-- BEGIN Provided material --

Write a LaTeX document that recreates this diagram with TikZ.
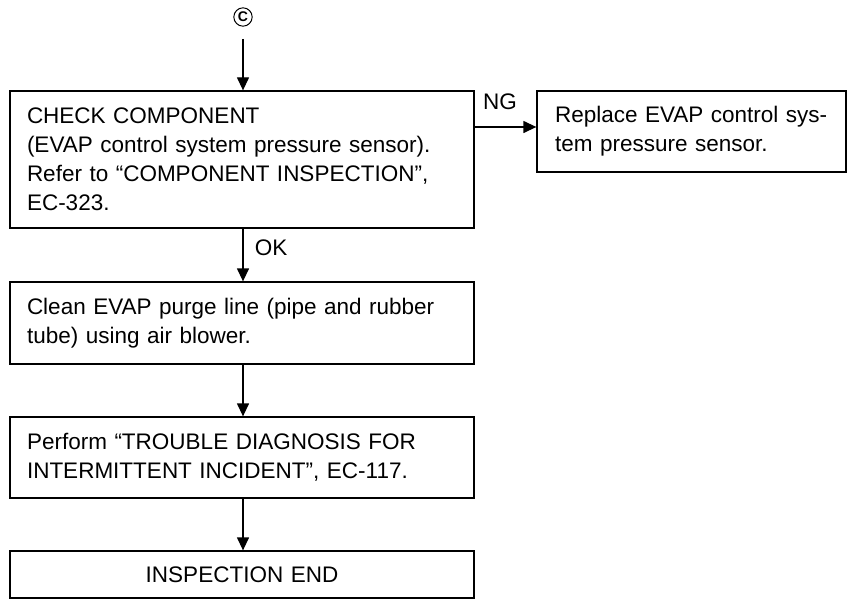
\documentclass[tikz,border=0pt]{standalone}
\usepackage{fontspec}
\setmainfont{Liberation Sans}
\usetikzlibrary{arrows.meta}
\begin{document}
\begin{tikzpicture}[x=1pt,y=-1pt,
  box/.style={draw, line width=1.3pt, inner xsep=17pt, inner ysep=0pt, align=left,
    font=\fontsize{22.5}{29}\selectfont, minimum width=#1, text width=#1-34pt},
  lbl/.style={font=\fontsize{22.5}{29}\selectfont, inner sep=0pt},
  arr/.style={line width=1.3pt, -{Triangle[length=13pt,width=12pt]}}]
\useasboundingbox (0,0) rectangle (850,599);
\node[draw, circle, line width=1pt, inner sep=1.5pt, minimum size=18pt,
  font=\fontsize{14}{14}\selectfont\bfseries] (c) at (243,17) {C};
\node[box=464pt, minimum height=137pt] (b1) at (242,159.5)
  {CHECK COMPONENT\\(EVAP control system pressure sensor).\\Refer to “COMPONENT INSPECTION”,\\EC-323.};
\node[box=309pt, minimum height=81pt, inner xsep=18pt, text width=273pt] (b2) at (691.5,131.5)
  {Replace EVAP control sys-\\tem pressure sensor.};
\node[box=464pt, minimum height=82pt] (b3) at (242,323)
  {Clean EVAP purge line (pipe and rubber\\tube) using air blower.};
\node[box=464pt, minimum height=81pt] (b4) at (242,457.5)
  {Perform “TROUBLE DIAGNOSIS FOR\\INTERMITTENT INCIDENT”, EC-117.};
\node[box=464pt, minimum height=47pt, align=center] (b5) at (242,574.5)
  {INSPECTION END};
\coordinate (ngy) at (0,127);
\coordinate (cs) at (243,39);
\draw[arr] (cs) -- (cs |- b1.north);
\draw[arr] (b1.east |- ngy) -- (b2.west |- ngy);
\node[lbl] (ng) at (500,102) {NG};
\draw[arr] (b1.south -| cs) -- (b3.north -| cs);
\node[lbl] (ok) at (271,248) {OK};
\draw[arr] (b3.south -| cs) -- (b4.north -| cs);
\draw[arr] (b4.south -| cs) -- (b5.north -| cs);
\end{tikzpicture}
\end{document}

-- END Provided material --

Short problem -> Print out the whole of the material word for word, without pictures.

Result of this task ->
Write a LaTeX document that recreates this diagram with TikZ.
\documentclass[tikz,border=0pt]{standalone}
\usepackage{fontspec}
\setmainfont{Liberation Sans}
\usetikzlibrary{arrows.meta}
\begin{document}
\begin{tikzpicture}[x=1pt,y=-1pt,
  box/.style={draw, line width=1.3pt, inner xsep=17pt, inner ysep=0pt, align=left,
    font=\fontsize{22.5}{29}\selectfont, minimum width=#1, text width=#1-34pt},
  lbl/.style={font=\fontsize{22.5}{29}\selectfont, inner sep=0pt},
  arr/.style={line width=1.3pt, -{Triangle[length=13pt,width=12pt]}}]
\useasboundingbox (0,0) rectangle (850,599);
\node[draw, circle, line width=1pt, inner sep=1.5pt, minimum size=18pt,
  font=\fontsize{14}{14}\selectfont\bfseries] (c) at (243,17) {C};
\node[box=464pt, minimum height=137pt] (b1) at (242,159.5)
  {CHECK COMPONENT\\(EVAP control system pressure sensor).\\Refer to “COMPONENT INSPECTION”,\\EC-323.};
\node[box=309pt, minimum height=81pt, inner xsep=18pt, text width=273pt] (b2) at (691.5,131.5)
  {Replace EVAP control sys-\\tem pressure sensor.};
\node[box=464pt, minimum height=82pt] (b3) at (242,323)
  {Clean EVAP purge line (pipe and rubber\\tube) using air blower.};
\node[box=464pt, minimum height=81pt] (b4) at (242,457.5)
  {Perform “TROUBLE DIAGNOSIS FOR\\INTERMITTENT INCIDENT”, EC-117.};
\node[box=464pt, minimum height=47pt, align=center] (b5) at (242,574.5)
  {INSPECTION END};
\coordinate (ngy) at (0,127);
\coordinate (cs) at (243,39);
\draw[arr] (cs) -- (cs |- b1.north);
\draw[arr] (b1.east |- ngy) -- (b2.west |- ngy);
\node[lbl] (ng) at (500,102) {NG};
\draw[arr] (b1.south -| cs) -- (b3.north -| cs);
\node[lbl] (ok) at (271,248) {OK};
\draw[arr] (b3.south -| cs) -- (b4.north -| cs);
\draw[arr] (b4.south -| cs) -- (b5.north -| cs);
\end{tikzpicture}
\end{document}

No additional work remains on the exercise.